Maarten Vanden Eynde

Technofossil [Nokia 6233 and unknown model] (2015), Katanga, D.R. Congo, 2015 (photo: Maarten Vanden Eynde)

Technofossil [Nokia 6233 and unknown model] (2015), Katanga, D.R. Congo, 2015 (photo: Maarten Vanden Eynde)

As humans have colonised and modified Earth’s surface they have progressively developed more sophisticated tools and technologies. These underpin a new kind of stratigraphy, for which Jan Zalasiewicz (Chair of the Anthropocene Working Group of the International Commission on Stratigraphy) coined the term ‘technostratigraphy’. This is marked by the geologically accelerated evolution and diversification of ‘technofossils’ – the non-degradable material remains of the ‘technosphere’. Almost all electrical appliances are made out of electronic circuit boards, all of which have copper wiring that in many cases originates from copper mines in the DR Congo. Most mine workers or creuseurs have no idea themselves what the materials they extract are used for.
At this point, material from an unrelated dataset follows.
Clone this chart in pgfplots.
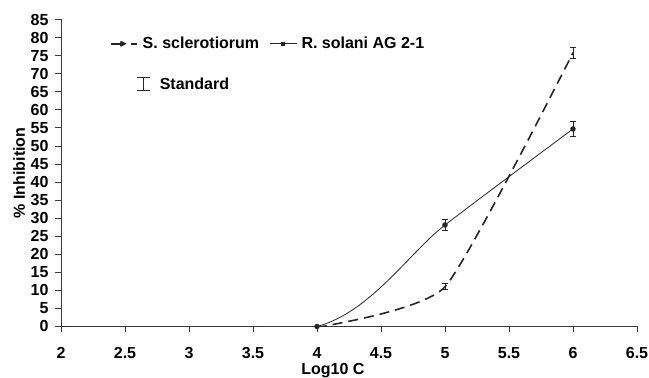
\documentclass[border=0pt]{standalone}
\usepackage{pgfplots}
\pgfplotsset{compat=1.18}
\usepackage{fontspec}
\setmainfont{Liberation Sans}
\definecolor{ln}{HTML}{262626}
\definecolor{ax}{HTML}{3A3A3A}
\begin{document}
\fontsize{16bp}{18bp}\selectfont\bfseries
\begin{tikzpicture}
\begin{axis}[
  scale only axis, width=576bp, height=307bp,
  xmin=2, xmax=6.5, ymin=0, ymax=85,
  axis lines=left, axis line style={-, ax, line width=0.9pt},
  tick align=outside, major tick length=5.5bp,
  tick style={ax, line width=0.8pt},
  xtick={2,2.5,...,6.5}, ytick={0,5,...,85},
  /pgf/number format/assume math mode=true,
  ticklabel style={font=\fontsize{16bp}{18bp}\selectfont\bfseries},
  xticklabel style={yshift=-10bp},
  yticklabel style={xshift=-1.5bp},
  xlabel={Log10 C}, ylabel={\% Inhibition},
  xlabel style={at={(axis description cs:0.472,-0.155)}, anchor=base},
  ylabel style={at={(axis description cs:-0.0725,0.5)}, anchor=center},
  clip=true,
  legend columns=2,
  legend style={draw=none, fill=none, at={(0.085,0.921)}, anchor=west,
    inner sep=0pt,
    font=\fontsize{16bp}{18bp}\selectfont\bfseries,
    /tikz/every odd column/.append style={column sep=2.5bp},
    /tikz/every even column/.append style={column sep=8bp}},
  error bars/error bar style={ln, line width=0.8pt},
  error bars/error mark options={ln, line width=0.8pt, mark size=2.7bp, rotate=90},
]
\addplot[ln, line width=1.6pt, dash pattern=on 10bp off 6bp, smooth, tension=0.3,
  mark=triangle*, mark size=2.2bp, mark options={solid}, mark indices={3,4,5},
  legend image code/.code={
    \draw[ln, line width=1.6pt, solid] (0bp,0bp) -- (10.5bp,0bp) (20bp,0bp) -- (26.5bp,0bp);
    \fill[ln] (9.5bp,-2.3bp) -- (14bp,0bp) -- (9.5bp,2.3bp) -- cycle;},
  error bars/.cd, y dir=both, y explicit]
  table[x=x, y=y, y error=e] {
  x y e
  2 -0.3 0
  3.5 -0.3 0
  4 -0.3 0
  5 11 0.8
  6 75.8 1.55
};
\addlegendentry{S. sclerotiorum}
\addplot[ln, line width=0.8pt, smooth, tension=0.5,
  mark=*, mark size=2.3bp, mark indices={2,3,4},
  legend image code/.code={
    \draw[ln, line width=0.8pt] (0bp,0bp) -- (27bp,0bp);
    \fill[ln] (12bp,-1.5bp) rectangle (15bp,1.5bp);},
  error bars/.cd, y dir=both, y explicit]
  table[x=x, y=y, y error=e] {
  x y e
  2 0 0
  4 0 0
  5 28.1 1.5
  6 54.7 2.2
};
\addlegendentry{R. solani AG 2-1}
\draw[ln, line width=0.8pt]
  ([xshift=-6.5bp,yshift=6.2bp]axis cs:2.641,67.2) -- ([xshift=6.5bp,yshift=6.2bp]axis cs:2.641,67.2)
  ([yshift=6.2bp]axis cs:2.641,67.2) -- ([yshift=-6.2bp]axis cs:2.641,67.2)
  ([xshift=-6.5bp,yshift=-6.2bp]axis cs:2.641,67.2) -- ([xshift=6.5bp,yshift=-6.2bp]axis cs:2.641,67.2);
\node[anchor=west, inner sep=0pt, font=\fontsize{16bp}{18bp}\selectfont\bfseries]
  at (axis cs:2.770,67.2) {Standard};
\end{axis}
\pgfresetboundingbox
\path ([xshift=-61bp,yshift=-51bp]current axis.south west) rectangle ([xshift=12bp,yshift=19.5bp]current axis.north east);
\end{tikzpicture}
\end{document}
The global information revolution and knowledge distribution made possible by the Internet and the computers and smartphones that access it, does not connect to the material point of origin. The gap between the beginning and the end, between cause and consequence, is unbelievably big.

'Technofossils' brings both worlds closer together by sculpting the phones directly into the rocks, as if they were always there, waiting to be discovered or liberated.